O Chile, que tem a vacinação no estágio mais avançado da América Latina, conseguiu aplicar pelo menos uma dose em 20,4% da sua população (contra cerca de 4% do Brasil). Já os EUA imunizaram 16,2%, o Reino Unido está em 30,9% e Israel já tem a maior parte dos cidadãos com pelo menos uma dose da vacina contra Covid-19, com uma taxa de 56%. Todos esses países começaram, no entanto, suas campanhas quase um mês antes do Brasil.

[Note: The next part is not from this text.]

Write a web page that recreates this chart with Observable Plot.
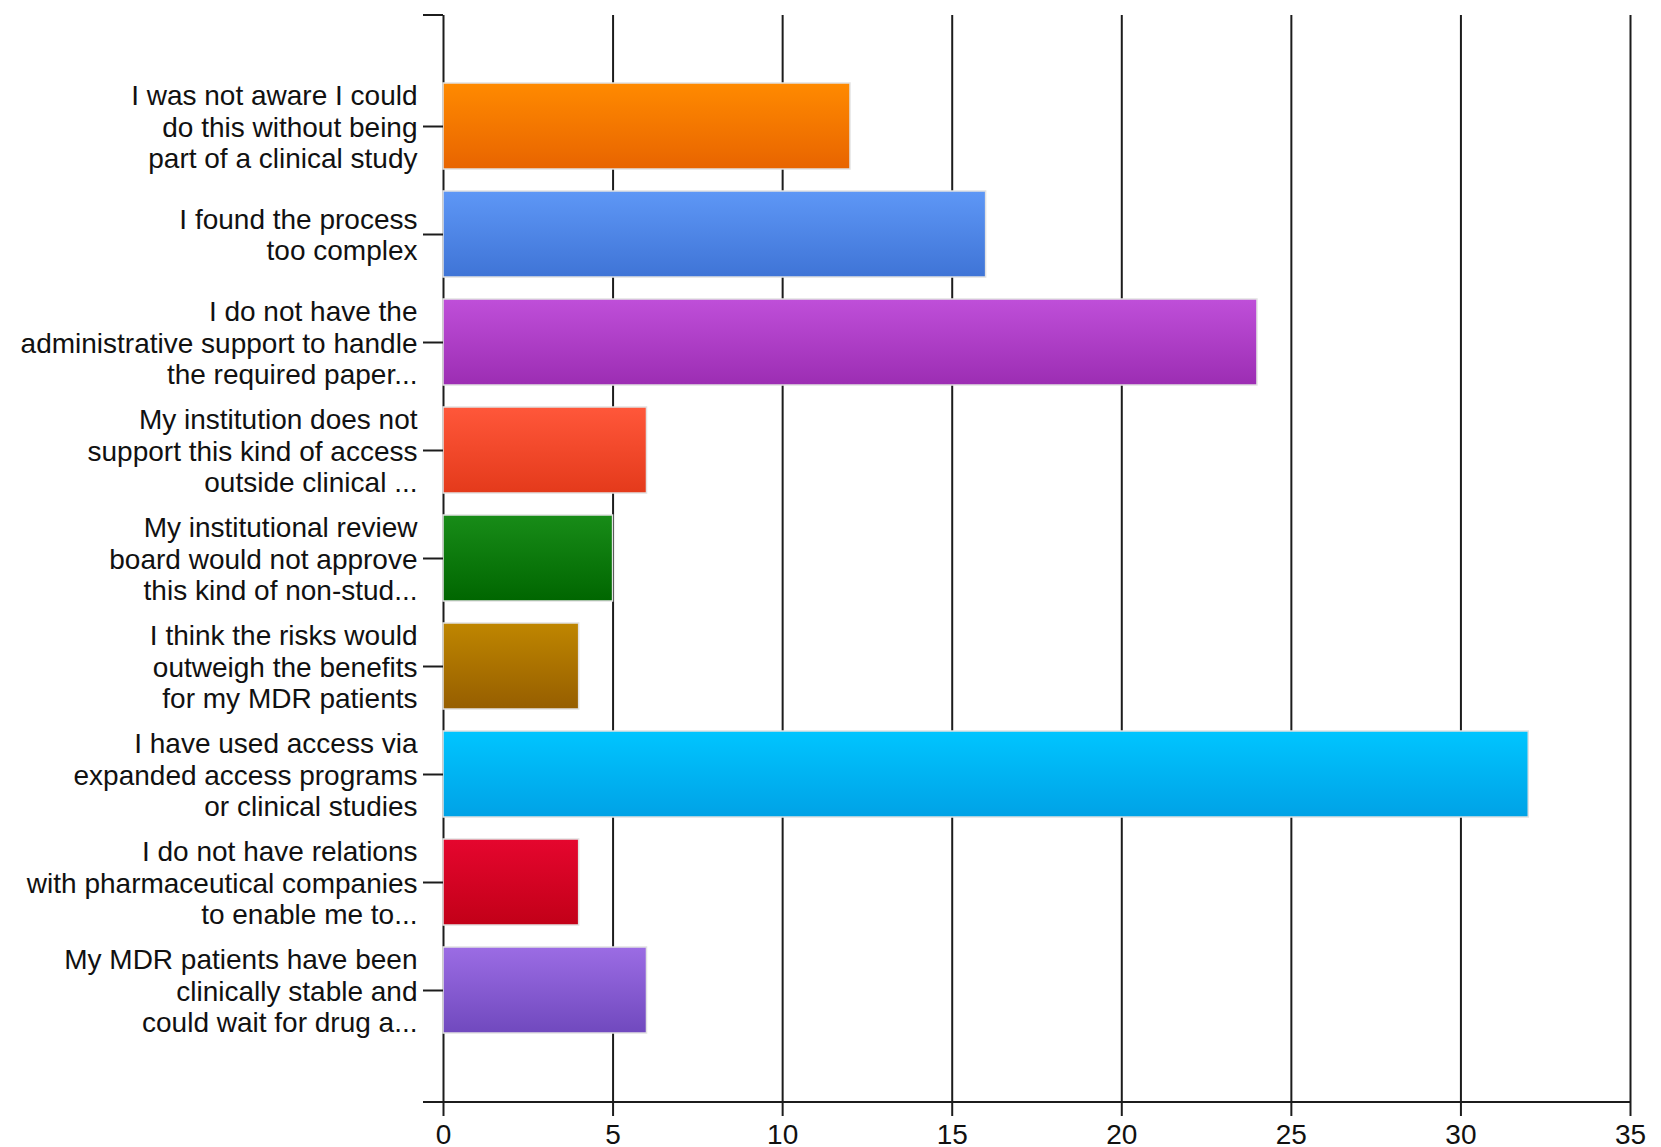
<!DOCTYPE html>
<html>
<head>
<meta charset="utf-8">
<script src="https://cdn.jsdelivr.net/npm/d3@7"></script>
<script src="https://cdn.jsdelivr.net/npm/@observablehq/plot@0.6"></script>
<style>
  html, body { margin: 0; padding: 0; background: #fff; }
  #chart svg { display: block; }
</style>
</head>
<body>
<div id="chart"></div>
<script>
// Categories (tick labels as shown, with line breaks)
const categories = [
  "I was not aware I could\ndo this without being\npart of a clinical study",
  "I found the process\ntoo complex",
  "I do not have the\nadministrative support to handle\nthe required paper...",
  "My institution does not\nsupport this kind of access\noutside clinical ...",
  "My institutional review\nboard would not approve\nthis kind of non-stud...",
  "I think the risks would\noutweigh the benefits\nfor my MDR patients",
  "I have used access via\nexpanded access programs\nor clinical studies",
  "I do not have relations\nwith pharmaceutical companies\nto enable me to...",
  "My MDR patients have been\nclinically stable and\ncould wait for drug a..."
];
const values = [12, 16, 24, 6, 5, 4, 32, 4, 6];
const topColors =    ["#FF8A00", "#5E97F6", "#BF4FD9", "#FF573A", "#188C18", "#BF8600", "#00C5FF", "#E5062E", "#9B6CE4"];
const bottomColors = ["#E86400", "#3F74D6", "#9C2DB3", "#E43A1B", "#006600", "#965E00", "#00A2E6", "#C20018", "#7049BE"];
const xTicks = [0, 5, 10, 15, 20, 25, 30, 35];

const data = categories.map((c, i) => ({category: c, value: values[i], grad: `url(#bargrad${i})`}));

const lineColor = "#1c1c1c";

const plot = Plot.plot({
  width: 1661,
  height: 1147,
  marginLeft: 443,
  marginRight: 31,
  marginTop: 15,
  marginBottom: 45,
  style: {fontFamily: "'Liberation Sans', Arial, sans-serif", fontSize: "28px", color: "#111", background: "#fff"},
  x: {domain: [xTicks[0], xTicks[xTicks.length - 1]], ticks: xTicks},
  y: {domain: categories, paddingInner: 0.2, paddingOuter: 0.6, align: 0.5},
  color: {type: "identity"},
  marks: [
    // vertical grid lines (including the y axis line at 0)
    Plot.ruleX(xTicks, {stroke: lineColor, strokeWidth: 2}),
    // bars
    Plot.barX(data, {x: "value", y: "category", fill: "grad", stroke: "#e2e2e2", strokeWidth: 1.5}),
    // axis domain paths (outer ticks + baseline)
    (index, scales, values, dims) => {
      const {x} = scales;
      const x0 = x(xTicks[0]);
      const x1 = x(xTicks[xTicks.length - 1]);
      const top = dims.marginTop;
      const bottom = dims.height - dims.marginBottom;
      const g = d3.create("svg:g");
      g.append("path")
        .attr("d", `M${x0 - 20},${top}H${x0}M${x0 - 20},${bottom}H${x1}`)
        .attr("fill", "none")
        .attr("stroke", lineColor)
        .attr("stroke-width", 2);
      return g.node();
    },
    Plot.axisY({
      tickSize: 20,
      tickPadding: 6,
      stroke: lineColor,
      strokeWidth: 2,
      fontSize: 28,
      lineHeight: 1.12,
      fill: "#111",
      label: null
    }),
    Plot.axisX({
      ticks: xTicks,
      tickSize: 14,
      tickPadding: 8,
      stroke: lineColor,
      strokeWidth: 2,
      fontSize: 28,
      fill: "#111",
      label: null
    })
  ]
});

// gradient definitions for the bars
const svg = d3.select(plot);
const defs = svg.insert("defs", ":first-child");
values.forEach((v, i) => {
  const lg = defs.append("linearGradient")
    .attr("id", `bargrad${i}`)
    .attr("x1", 0).attr("y1", 0).attr("x2", 0).attr("y2", 1);
  lg.append("stop").attr("offset", "0%").attr("stop-color", topColors[i]);
  lg.append("stop").attr("offset", "100%").attr("stop-color", bottomColors[i]);
});

document.getElementById("chart").appendChild(plot);
</script>
</body>
</html>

O ex-presidente da Anvisa Gonzalo Vecina prevê aceleração da vacinação no país apenas no começo do segundo semestre, com a chegada maior de doses, caso se confirmem a previsão da Fiocruz e os acordos com a Pfizer e a Janssen, principalmente.

"Quando atingirmos um número de 45 milhões de doses disponíveis num mês, vamos atingir “velocidade de cruzeiro”. Chegando a vacina, espero que aconteça no Brasil um pouco do que está acontecendo na Escócia e Israel, onde o número de casos caiu consideravelmente", avalia.

Vecina e a vice-presidente da Sociedade Brasileira de Imunizações, Isabella Ballalai, entendem que o Brasil tem a infraestrutura e o material humano necessários para conseguir aumentar o ritmo de imunização quando as doses chegarem. Até lá, no entanto, a especialista recomenda se proteger do vírus seguindo os protocolos sanitários.

"Aconselho a só sair se necessário. A gente vive o pior momento da pandemia e está difícil as pessoas acreditarem nisso. Em agosto do ano passado, estávamos assustados e em casa com o número de casos que a gente tinha. E hoje temos muito mais. Parece que a percepção mudou. As pessoas perderam o medo de pegar", diz.

Segundo Isabella, o poder público no Brasil precisa manter as medidas de contenção do vírus e, enquanto a vacinação seguir, monitorar a pandemia.

Especialistas afirmam que ainda não há um consenso sobre quando a imunidade coletiva pode ser atingida a ponto de reduzir a pandemia por si só, e há fatores novos complicantes para se fazer essas estimativas, como as novas variedades do vírus que circulam no Brasil e em outros países.